Henderson is a fascinating, repulsive character. He’s continually surging forth into a monologue about his internal travails; one African after another who can’t understand a word he’s saying just keeps telling him “Yes, suh.” He finally meets a tribal king who can corral all that internal violence into something productive; their friendship is the center of the whole story, and Bellow delivers it beautifully. It would be very easy to turn this into some schlock about Wise Africans or Man Finding Himself or whatnot, but that would be impossible in a Bellow novel: protagonists go wherever they may but can’t escape their own characters. They never really Find Themselves; quite often they’re Self-Consciously Trying To Find Themselves, and doing a more or less good job of it.
Older Bellow dispenses with most of the outer garb of Early Bellow: why bother sending your guy off into Africa or the deserts of the Western United States if all the action is inside his own head? Herzog and Mr. Sammler's Planet don’t (if memory serves) leave the immediate vicinity of the protagonists’ homes. They’re books about nebbishes, and at times they’re almost a parody of Allan Bloom (one of Bellow’s closest friends): Moses Herzog and Artur Sammler have lived lives of horror, and their posture toward the world is reflective cowering.

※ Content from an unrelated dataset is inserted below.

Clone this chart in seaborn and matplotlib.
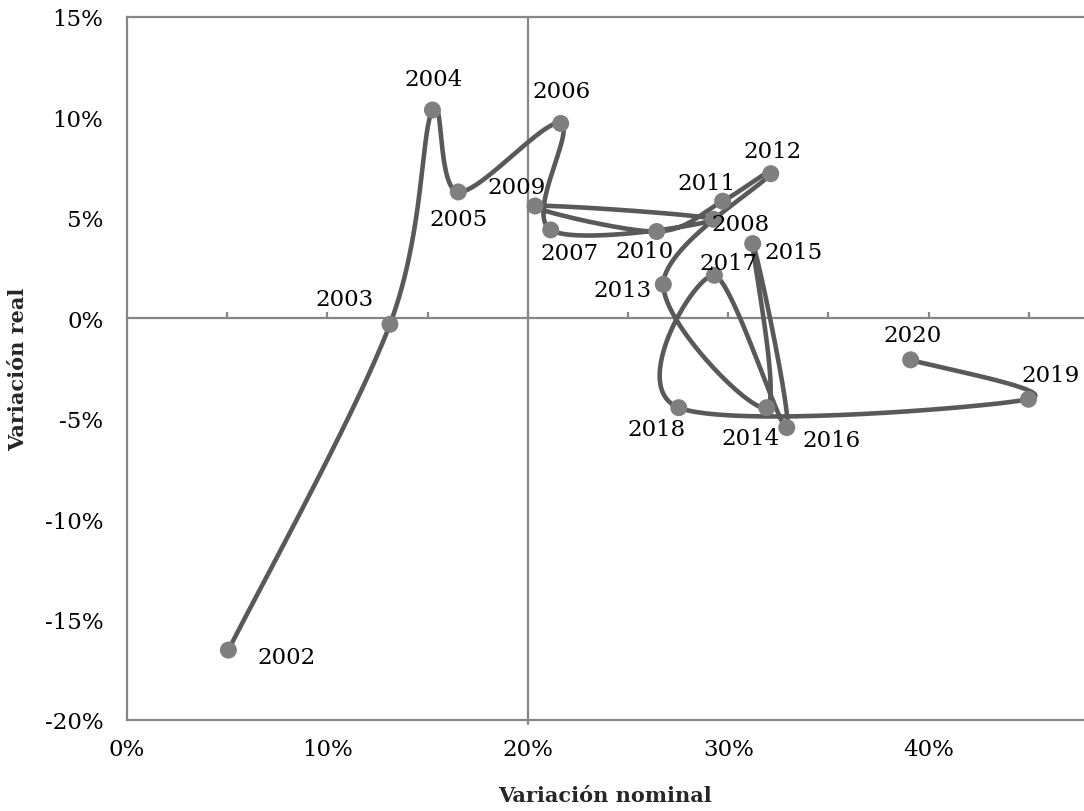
import numpy as np
import pandas as pd
import matplotlib
matplotlib.use("Agg")
import matplotlib.pyplot as plt
import seaborn as sns
from matplotlib.ticker import PercentFormatter, FixedLocator

# Yearly variation: nominal (x) vs real (y), as fractions
years = [2002, 2003, 2004, 2005, 2006, 2007, 2008, 2009, 2010, 2011,
         2012, 2013, 2014, 2015, 2016, 2017, 2018, 2019, 2020]
nominal = [0.0506, 0.1312, 0.1524, 0.1653, 0.2164, 0.2114, 0.2926, 0.2036,
           0.2643, 0.2972, 0.3212, 0.2676, 0.3192, 0.3122, 0.3292, 0.2931,
           0.2753, 0.4498, 0.3910]
real = [-0.1652, -0.0030, 0.1037, 0.0629, 0.0970, 0.0440, 0.0493, 0.0559,
        0.0432, 0.0583, 0.0720, 0.0169, -0.0445, 0.0372, -0.0544, 0.0214,
        -0.0445, -0.0403, -0.0207]

x_ticks = [0.0, 0.10, 0.20, 0.30, 0.40]
y_ticks = [-0.20, -0.15, -0.10, -0.05, 0.0, 0.05, 0.10, 0.15]

df = pd.DataFrame({"year": years, "nominal": nominal, "real": real})

# label offsets in pixels (dx, dy) relative to each point
label_offsets = {
    2002: (58, -7), 2003: (-45, 25), 2004: (1, 31), 2005: (0, -27),
    2006: (1, 32), 2007: (19, -23), 2008: (27, -5), 2009: (-18, 19),
    2010: (-12, -19), 2011: (-16, 18), 2012: (2, 23), 2013: (-41, -6),
    2014: (-16, -30), 2015: (41, -8), 2016: (45, -12), 2017: (14, 12),
    2018: (-22, -21), 2019: (22, 24), 2020: (2, 25),
}


def smooth_path(xs, ys, n=60, f=1.0 / 6.0):
    """Piecewise cubic Bezier through the points (spreadsheet-style smoothing)."""
    pts = np.column_stack([xs, ys])
    m = len(pts)
    out = []
    for i in range(m - 1):
        p0 = pts[i - 1] if i > 0 else pts[i]
        p1 = pts[i]
        p2 = pts[i + 1]
        p3 = pts[i + 2] if i + 2 < m else pts[i + 1]
        b1 = p1 + f * (p2 - p0)
        b2 = p2 - f * (p3 - p1)
        t = np.linspace(0, 1, n)[:, None]
        seg = ((1 - t) ** 3) * p1 + 3 * ((1 - t) ** 2) * t * b1 \
            + 3 * (1 - t) * t ** 2 * b2 + t ** 3 * p2
        out.append(seg if i == 0 else seg[1:])
    return np.vstack(out)


sns.set_theme(style="white")
plt.rcParams["font.family"] = ["DejaVu Serif"]
plt.rcParams["axes.unicode_minus"] = False

fig = plt.figure(figsize=(10.84, 8.12), dpi=100)
fig.patch.set_facecolor("white")

ax_pos = [127 / 1084, 91 / 812, 957 / 1084, 703 / 812]

# Frame axes: carries the outer box and tick labels
frame = fig.add_axes(ax_pos)
# Data axes: crossing axis lines plus the series
ax = frame.twiny()

xlim = (0.0, 0.4775)
ylim = (-0.20, 0.15)
axis_color = "#868686"
label_size = 16.5

frame.set_xlim(*xlim)
frame.set_ylim(*ylim)
frame.xaxis.set_major_locator(FixedLocator(x_ticks))
frame.yaxis.set_major_locator(FixedLocator(y_ticks))
frame.xaxis.set_major_formatter(PercentFormatter(1.0, decimals=0))
frame.yaxis.set_major_formatter(PercentFormatter(1.0, decimals=0))
frame.tick_params(axis="both", length=0, labelsize=label_size, colors="black")
frame.tick_params(axis="x", pad=13)
frame.tick_params(axis="y", pad=17)
for side in ["left", "bottom", "top"]:
    frame.spines[side].set_visible(True)
    frame.spines[side].set_color(axis_color)
    frame.spines[side].set_linewidth(1.6)
frame.spines["right"].set_visible(False)
frame.set_xlabel("Variación nominal", fontsize=15, fontweight="bold")
frame.set_ylabel("Variación real", fontsize=15, fontweight="bold")
frame.xaxis.set_label_coords(0.5, -0.092)
frame.yaxis.set_label_coords(-0.1034, 0.5)
frame.grid(False)

ax.set_xlim(*xlim)
for side in ["left", "right", "top"]:
    ax.spines[side].set_visible(False)
ax.spines["bottom"].set_visible(True)
ax.spines["bottom"].set_position(("data", 0.0))
ax.spines["bottom"].set_color(axis_color)
ax.spines["bottom"].set_linewidth(1.6)
ax.xaxis.set_ticks_position("bottom")
ax.xaxis.set_major_locator(FixedLocator(np.arange(0.05, 0.46, 0.05)))
ax.tick_params(axis="x", direction="in", length=4.5, width=1.6,
               color=axis_color, labelbottom=False, labeltop=False)
ax.set_xlabel("")
ax.axvline(0.20, ymin=-0.006, ymax=1.0, color=axis_color, lw=1.6,
           clip_on=False, zorder=1)
ax.grid(False)

# Smoothed connecting line
curve = smooth_path(df["nominal"].to_numpy(), df["real"].to_numpy())
sns.lineplot(x=curve[:, 0], y=curve[:, 1], sort=False, estimator=None,
             color="#595959", linewidth=3.3, ax=ax, zorder=3)

# Year markers
sns.scatterplot(data=df, x="nominal", y="real", s=150, color="#7f7f7f",
                edgecolor="none", linewidth=0, ax=ax, zorder=4)
ax.set_xlabel("")
ax.set_ylabel("")

for yr, xv, yv in zip(df["year"], df["nominal"], df["real"]):
    dx, dy = label_offsets[yr]
    ax.annotate(str(yr), (xv, yv), xytext=(dx, dy), textcoords="offset pixels",
                ha="center", va="center", fontsize=label_size, color="black",
                zorder=5)

fig.savefig("out.png", dpi=100, facecolor="white")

Oddly enough, I think Older Bellow is more readable; all the world traveling was kind of needless, as Bellow came to realize. You will take Herzog and Sammler from me when you pry them from my cold, dead hands.
I’ve put in a request at the library for Ravelstein (see The Bellow-Parcells letters from The Morning News), which is one of Bellow’s last novels if not his last. As everyone knows by now, it is a roman à clef about Allan Bloom, and apparently reveals that the old conservative curmudgeon was a gay man who died of AIDS. More to the point for our immediate purposes, I imagine that it’s more of the intellectual exploration which Older Bellow does so well. I hope that I can recover some of my love for the man’s works by seeing what he became, rather than where he started.